Do I need an apostille on my employment record book to submit to Polish ZUS?¶
No. The Ukraine-Poland mutual legal assistance treaty exempts documents from apostille and consular legalization. But translation into Polish by a sworn translator (tłumacz przysięgły) is still required.
How long does it take to process a pension through a bilateral agreement?¶
Realistically 4 to 9 months, accounting for inter-governmental document exchange. Start the process well in advance - not in the month you turn retirement age.
How do I confirm work history before 2000 in Ukraine?¶
Periods before 1 July 2000 are not in the Pension Fund’s electronic database - they can only be confirmed by the employment record book or archive certificates. If the book is lost, you need to approach the archive of the former employer or the regional state archive. This is a long process, so if you have the book, keep it somewhere safe.

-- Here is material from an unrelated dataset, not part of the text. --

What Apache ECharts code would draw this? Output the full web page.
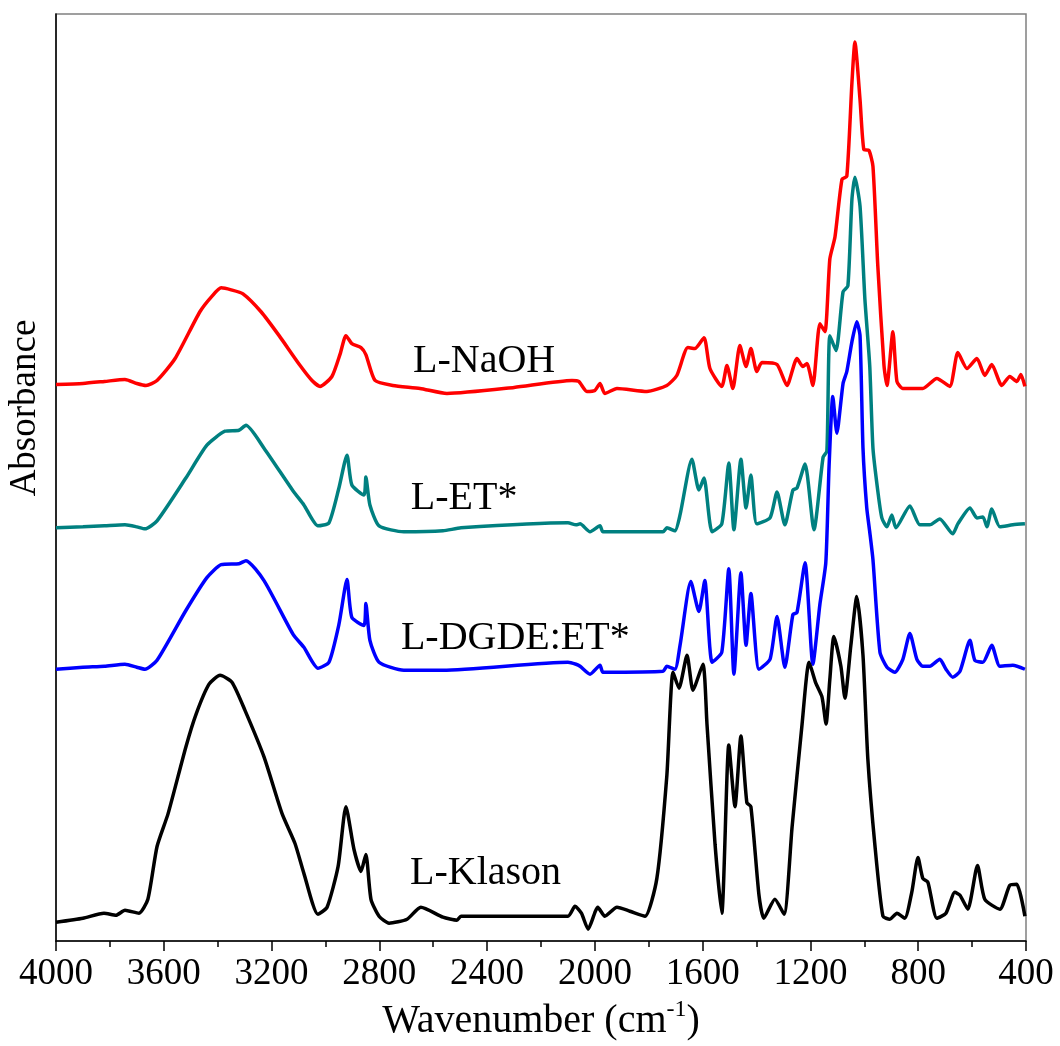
<!DOCTYPE html>
<html>
<head>
<meta charset="utf-8">
<script src="https://cdn.jsdelivr.net/npm/echarts@6/dist/echarts.min.js"></script>
<style>
  html, body { margin: 0; padding: 0; background: #fff; }
  #chart { width: 1060px; height: 1046px; }
</style>
</head>
<body>
<div id="chart"></div>
<script>
// FTIR spectra, offset vertically (arbitrary absorbance units)
// [wavenumber cm-1, absorbance]
const naoh = [[4000,55.9],[3900,56.0],[3820,56.2],[3744,56.4],[3700,56.0],[3666,55.8],[3625,56.3],[3558,58.5],[3466,63.2],[3420,64.8],[3387,65.6],[3350,65.4],[3306,65.0],[3239,63.2],[3172,60.8],[3094,57.8],[3050,56.3],[3020,55.7],[2976,56.7],[2945,59.0],[2924,60.8],[2902,60.0],[2868,59.6],[2850,58.9],[2816,56.3],[2750,55.8],[2649,55.5],[2549,55.0],[2300,55.6],[2085,56.3],[2060,56.2],[2030,55.2],[2000,55.3],[1981,56.0],[1963,55.0],[1918,55.5],[1807,55.2],[1733,55.8],[1696,56.8],[1655,59.6],[1629,59.5],[1595,60.6],[1573,57.5],[1529,55.7],[1510,57.8],[1488,55.5],[1462,59.8],[1439,57.7],[1421,59.5],[1399,57.2],[1380,58.1],[1324,57.9],[1287,55.8],[1250,58.5],[1228,57.7],[1213,58.0],[1191,55.8],[1165,62.0],[1146,61.2],[1128,68.5],[1109,70.7],[1083,76.5],[1065,76.8],[1046,86.2],[1035,90.3],[1016,84.5],[1002,79.5],[983,79.4],[968,77.8],[950,67.8],[927,57.8],[916,55.8],[894,61.2],[879,56.2],[857,55.5],[783,55.5],[731,56.5],[683,55.7],[653,59.1],[619,57.5],[582,58.5],[553,56.8],[527,57.9],[490,55.8],[460,56.7],[434,56.2],[419,56.9],[404,55.7]];

const et = [[4000,41.5],[3900,41.6],[3820,41.7],[3744,41.8],[3700,41.6],[3670,41.4],[3625,42.2],[3518,46.5],[3440,49.8],[3373,51.2],[3321,51.3],[3295,51.8],[3228,49.5],[3120,45.2],[3080,43.8],[3028,41.7],[2987,42.0],[2950,45.5],[2920,48.8],[2902,45.8],[2857,44.8],[2850,46.6],[2835,43.8],[2801,41.7],[2709,41.1],[2564,41.2],[2497,41.5],[2100,42.0],[2070,41.8],[2055,41.9],[2018,41.1],[1981,41.7],[1970,41.1],[1747,41.1],[1733,41.5],[1703,41.2],[1684,42.8],[1640,48.4],[1614,45.3],[1595,46.5],[1565,41.1],[1529,41.9],[1503,48.0],[1484,41.3],[1458,48.4],[1439,43.5],[1421,46.8],[1399,41.9],[1350,42.5],[1324,45.1],[1295,41.8],[1265,45.3],[1250,45.5],[1220,47.9],[1187,41.3],[1153,48.6],[1139,49.2],[1128,60.8],[1105,59.3],[1079,65.2],[1061,65.8],[1046,74.5],[1035,76.7],[1016,73.8],[998,64.5],[980,57.8],[968,49.5],[950,45.2],[935,42.5],[916,41.6],[898,42.8],[883,41.5],[831,43.7],[794,41.8],[757,41.8],[720,42.4],[672,40.9],[653,41.9],[608,43.5],[582,42.5],[560,42.6],[545,41.6],[527,43.4],[497,41.6],[449,41.8],[404,41.9]];

const dgde = [[4000,27.3],[3900,27.5],[3820,27.6],[3744,27.8],[3700,27.5],[3670,27.3],[3625,28.2],[3518,33.2],[3440,36.5],[3387,37.8],[3321,37.9],[3295,38.2],[3228,36.2],[3120,30.8],[3080,29.5],[3028,27.4],[2987,28.0],[2950,31.8],[2920,36.3],[2902,32.5],[2857,31.7],[2850,33.9],[2835,30.2],[2801,28.0],[2709,27.2],[2564,27.2],[2100,28.0],[2070,27.8],[2055,27.6],[2018,26.8],[1981,27.7],[1970,27.0],[1747,27.1],[1733,27.6],[1703,27.3],[1684,29.7],[1644,36.1],[1614,33.1],[1592,36.2],[1565,28.0],[1529,29.0],[1503,37.4],[1484,26.8],[1458,37.0],[1439,29.7],[1421,34.9],[1391,27.3],[1350,28.3],[1324,32.6],[1295,27.5],[1265,32.8],[1250,33.0],[1220,38.0],[1191,27.8],[1165,33.8],[1143,38.0],[1131,47.6],[1117,54.7],[1102,51.0],[1079,56.0],[1065,57.2],[1046,60.2],[1028,62.2],[1016,60.8],[1005,49.5],[991,43.5],[980,41.1],[968,38.3],[942,29.0],[916,27.5],[887,27.0],[857,28.3],[831,30.9],[805,28.3],[783,27.6],[757,27.6],[720,28.3],[697,27.3],[672,26.5],[645,27.1],[608,30.2],[590,28.2],[560,28.0],[527,29.7],[497,27.6],[449,27.7],[404,27.3]];

const klason = [[4000,1.9],[3900,2.3],[3822,2.8],[3777,2.6],[3744,3.1],[3692,2.8],[3659,4.2],[3625,9.5],[3584,12.8],[3518,19.5],[3480,22.8],[3432,25.8],[3391,26.7],[3347,26.0],[3299,23.2],[3228,18.5],[3161,12.8],[3113,9.8],[3080,6.8],[3028,2.7],[2994,3.4],[2953,7.5],[2924,13.5],[2894,9.2],[2868,7.0],[2850,8.7],[2831,4.2],[2801,2.5],[2764,1.8],[2697,2.2],[2646,3.4],[2564,2.4],[2512,2.1],[2497,2.5],[2100,2.5],[2074,3.5],[2050,2.8],[2025,1.2],[1989,3.4],[1963,2.5],[1918,3.4],[1870,3.0],[1814,2.5],[1770,6.3],[1733,16.6],[1710,27.0],[1688,25.4],[1658,28.7],[1636,25.2],[1599,27.8],[1584,21.8],[1554,9.7],[1529,2.8],[1503,19.7],[1480,13.5],[1458,20.6],[1436,13.9],[1421,13.5],[1391,4.6],[1373,2.3],[1332,4.2],[1298,2.7],[1268,11.5],[1231,21.8],[1205,28.0],[1180,25.9],[1157,24.5],[1142,21.8],[1128,26.3],[1113,30.6],[1087,27.6],[1072,24.4],[1050,29.7],[1028,34.6],[1005,28.7],[987,18.3],[961,9.7],[931,2.5],[905,2.2],[879,2.8],[850,2.3],[824,4.9],[801,8.4],[783,6.3],[764,5.9],[731,2.3],[697,2.8],[664,4.9],[645,4.6],[616,3.2],[580,7.6],[553,4.2],[497,3.2],[460,5.6],[434,5.7],[404,2.5]];

// curve labels: text, anchored at [wavenumber, absorbance] (left / middle)
const curveLabels = [
  { text: 'L-NaOH', at: [2675, 58.2] },
  { text: 'L-ET*', at: [2683, 44.4] },
  { text: 'L-DGDE:ET*', at: [2720, 30.4] },
  { text: 'L-Klason', at: [2686, 6.8] }
];

const serif = '"Liberation Serif", "Times New Roman", serif';
const chart = echarts.init(document.getElementById('chart'));

function line(name, data, color) {
  return {
    name: name, type: 'line', data: data,
    showSymbol: false, smooth: 0.2,
    lineStyle: { color: color, width: 3.5 },
    itemStyle: { color: color }
  };
}

chart.setOption({
  animation: false,
  grid: { left: 56, right: 34, top: 14, bottom: 101, show: true, borderColor: '#808080', borderWidth: 1.5 },
  xAxis: {
    type: 'value', inverse: true, min: 400, max: 4000, interval: 400,
    axisLine: { lineStyle: { color: '#000', width: 1.5 } },
    axisTick: { length: 10, lineStyle: { color: '#000', width: 1.5 } },
    minorTick: { show: true, splitNumber: 2, length: 6, lineStyle: { color: '#000', width: 1.5 } },
    splitLine: { show: false },
    axisLabel: { fontFamily: serif, fontSize: 37, color: '#000', margin: 15, formatter: function (v) { return String(v); } },
    name: '{a|Wavenumber (cm}{s|-1}{a|)}',
    nameLocation: 'middle', nameGap: 52,
    nameTextStyle: {
      rich: {
        a: { fontFamily: serif, fontSize: 40, color: '#000', lineHeight: 46 },
        s: { fontFamily: serif, fontSize: 24, color: '#000', verticalAlign: 'top', lineHeight: 46 }
      }
    }
  },
  yAxis: {
    type: 'value', min: 0, max: 93.1,
    axisLine: { show: true, lineStyle: { color: '#000', width: 1.5 } },
    axisTick: { show: false },
    axisLabel: { show: false },
    splitLine: { show: false }
  },
  series: [
    line('L-NaOH', naoh, '#ff0000'),
    line('L-ET*', et, '#008080'),
    line('L-DGDE:ET*', dgde, '#0000ff'),
    line('L-Klason', klason, '#000000')
  ]
});

const graphics = curveLabels.map(function (l) {
  const p = chart.convertToPixel({ gridIndex: 0 }, l.at);
  return {
    type: 'text', x: p[0], y: p[1],
    style: { text: l.text, font: '40px ' + serif, fill: '#000', align: 'left', verticalAlign: 'middle' }
  };
});
graphics.push({
  type: 'text', x: 25, y: 408, rotation: Math.PI / 2,
  style: { text: 'Absorbance', font: '37px ' + serif, fill: '#000', align: 'center', verticalAlign: 'middle' }
});
chart.setOption({ graphic: graphics });
</script>
</body>
</html>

Can I receive pensions from both countries at the same time?¶
Yes. Bilateral agreements explicitly provide that each country pays its share independently. There are no restrictions on receiving payments from both countries simultaneously. The amounts are calculated separately and arrive independently.
What if I have work history in three countries - Ukraine, Poland, and Czech Republic?¶
Each of these three countries has a separate bilateral agreement with Ukraine. For determining pension entitlement in each country, the stazh from all three is totalled. Each country then pays only for its own portion. You could potentially receive three separate pension payments.
Where can I find current information and request forms?¶
Pension Fund of Ukraine - the “International Agreements” section has treaty texts and forms. For Poland - ZUS, Czech Republic - ČSSZ, Lithuania - SODRA, Estonia - Sotsiaalkindlustusamet, Bulgaria - NSSI, Portugal - Segurança Social, Spain - Seguridad Social, Slovakia - Sociálna poisťovňa.